When commenting on yesterday's post-Bullard VaR Shocknado, we pointed to the stunning move in 2Y rates which jumped by 22bps - a move the kinds of which we last saw when Bear Stearns wasn't fine.

And while there were more charts addressing the historical context of yesterday's bond rout in our market wrap on Thursday, this morning DB's Jim Reid has truly excelled in showing just how striking the market reaction was to two one-two punch of soaring CPI and Bullard's "unprofessional" comments, with the following two charts.

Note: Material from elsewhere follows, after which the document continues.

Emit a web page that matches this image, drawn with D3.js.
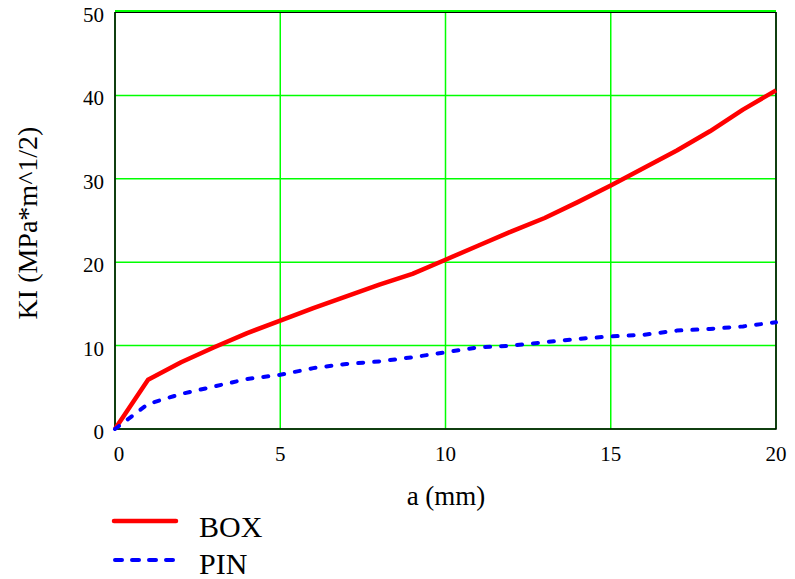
<!DOCTYPE html>
<html><head><meta charset="utf-8">
<script src="https://cdn.jsdelivr.net/npm/d3@7"></script>
<style>
body{margin:0;background:#fff;}
svg{display:block;}
</style></head>
<body>
<script>
const aValues = [0,1,2,3,4,5,6,7,8,9,10,11,12,13,14,15,16,17,18,19,20];
const boxValues = [0,5.9,8.0,9.8,11.5,13.0,14.5,15.9,17.3,18.6,20.3,22.0,23.7,25.3,27.2,29.2,31.3,33.4,35.7,38.3,40.6];
const pinValues = [0,3.0,4.2,5.1,6.0,6.5,7.3,7.8,8.1,8.6,9.2,9.8,10.0,10.4,10.8,11.1,11.3,11.8,12.0,12.3,12.8];
const xTicks = [0,5,10,15,20];
const yTicks = [0,10,20,30,40,50];
const seriesNames = ["BOX","PIN"];

const FONT = "'Liberation Serif', 'Times New Roman', Times, serif";
const W=795,H=579;
const svg=d3.select("body").append("svg").attr("width",W).attr("height",H)
  .attr("font-family",FONT);
const L=115,R=776,T=12,B=429;
const x=d3.scaleLinear().domain([0,20]).range([L,R]);
const y=d3.scaleLinear().domain([0,50]).range([B,T]);

// grid
const g=svg.append("g");
g.selectAll(".vg").data(xTicks).join("line")
  .attr("x1",d=>x(d)).attr("x2",d=>x(d)).attr("y1",T).attr("y2",B)
  .attr("stroke","#00ff00").attr("stroke-width",1.5);
g.selectAll(".hg").data(yTicks).join("line")
  .attr("y1",d=>y(d)).attr("y2",d=>y(d)).attr("x1",L).attr("x2",R)
  .attr("stroke","#00ff00").attr("stroke-width",1.5);

// frame
svg.append("path").attr("d",`M${L},${T}V${B}H${R}V${T}`)
  .attr("fill","none").attr("stroke","#000").attr("stroke-width",1.5);
svg.append("line").attr("x1",L).attr("x2",R).attr("y1",T-1).attr("y2",T-1)
  .attr("stroke","#00ff00").attr("stroke-width",2);
svg.append("line").attr("x1",L).attr("x2",R).attr("y1",T+0.5).attr("y2",T+0.5)
  .attr("stroke","#000").attr("stroke-width",1);

// tick labels
svg.append("g").selectAll("text").data(xTicks).join("text")
  .attr("font-family",FONT)
  .attr("x",d=>x(d)+(d===0?4:0)).attr("y",461).attr("text-anchor","middle")
  .attr("font-size",21).text(d=>d);
svg.append("g").selectAll("text").data(yTicks).join("text")
  .attr("font-family",FONT)
  .attr("x",104).attr("y",d=>y(d)+10).attr("text-anchor","end")
  .attr("font-size",21).text(d=>d);

// axis titles
svg.append("text").attr("font-family",FONT).attr("x",446).attr("y",505).attr("text-anchor","middle")
  .attr("font-size",27).text("a (mm)");
svg.append("text").attr("font-family",FONT).attr("transform","translate(37,223) rotate(-90)")
  .attr("text-anchor","middle").attr("font-size",28).text("KI (MPa*m^1/2)");

// lines
const line=d3.line().x((d,i)=>x(aValues[i])).y(d=>y(d));
svg.append("path").datum(boxValues).attr("d",line).attr("fill","none")
  .attr("stroke","#ff0000").attr("stroke-width",4.5).attr("stroke-linejoin","round");
svg.append("path").datum(pinValues).attr("d",line).attr("fill","none")
  .attr("stroke","#0000ff").attr("stroke-width",4).attr("stroke-dasharray","5,11")
  .attr("stroke-linecap","round");

// legend
const leg=svg.append("g");
leg.append("line").attr("x1",114).attr("x2",176).attr("y1",521).attr("y2",521)
  .attr("stroke","#ff0000").attr("stroke-width",4.5).attr("stroke-linecap","round");
leg.append("line").attr("x1",115).attr("x2",176).attr("y1",560).attr("y2",560)
  .attr("stroke","#0000ff").attr("stroke-width",4).attr("stroke-dasharray","7,10")
  .attr("stroke-linecap","round");
leg.append("text").attr("font-family",FONT).attr("x",199).attr("y",537).attr("font-size",30).text(seriesNames[0]);
leg.append("text").attr("font-family",FONT).attr("x",199).attr("y",574).attr("font-size",30).text(seriesNames[1]);
</script>
</body></html>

First, the dramatic US curve flattening yesterday, meant that US 2s10s dipped below the German equivalent for the first time since the pandemic hit. The market is getting comfortable that while the Fed is likely to be aggressive upfront on hikes, the ECB will be more measured.  As such Reid notes that "there is probably more concern about the sustainability of the US cycle than the European one at the moment." On this measure the US has flattened -36.5bps YTD and the German curve has actually steepened +17bps.

Second, and more important, yesterday’s 2yr US move (+21.4bps) was a truly historic event. Similar to the October spike in Australian front-end rates, which was a 6 standard deviation event, Reid compares the standard deviation of daily moves with the movement seen over the previous 12 months, and finds that yesterday’s was the biggest "shock" since October 1979 when Volcker announced his intentions on the world (a couple of months after taking office) with an inter-meeting weekend hike.

Concludes that "like the Aussie market, this is a feature when forward guidance gets attacked. If the Fed hadn’t still been in a position where they were systematically winding down QE before hiking rates then they would likely have already raised a few months ago. As such when the dam breaks, the water floods aggressively through."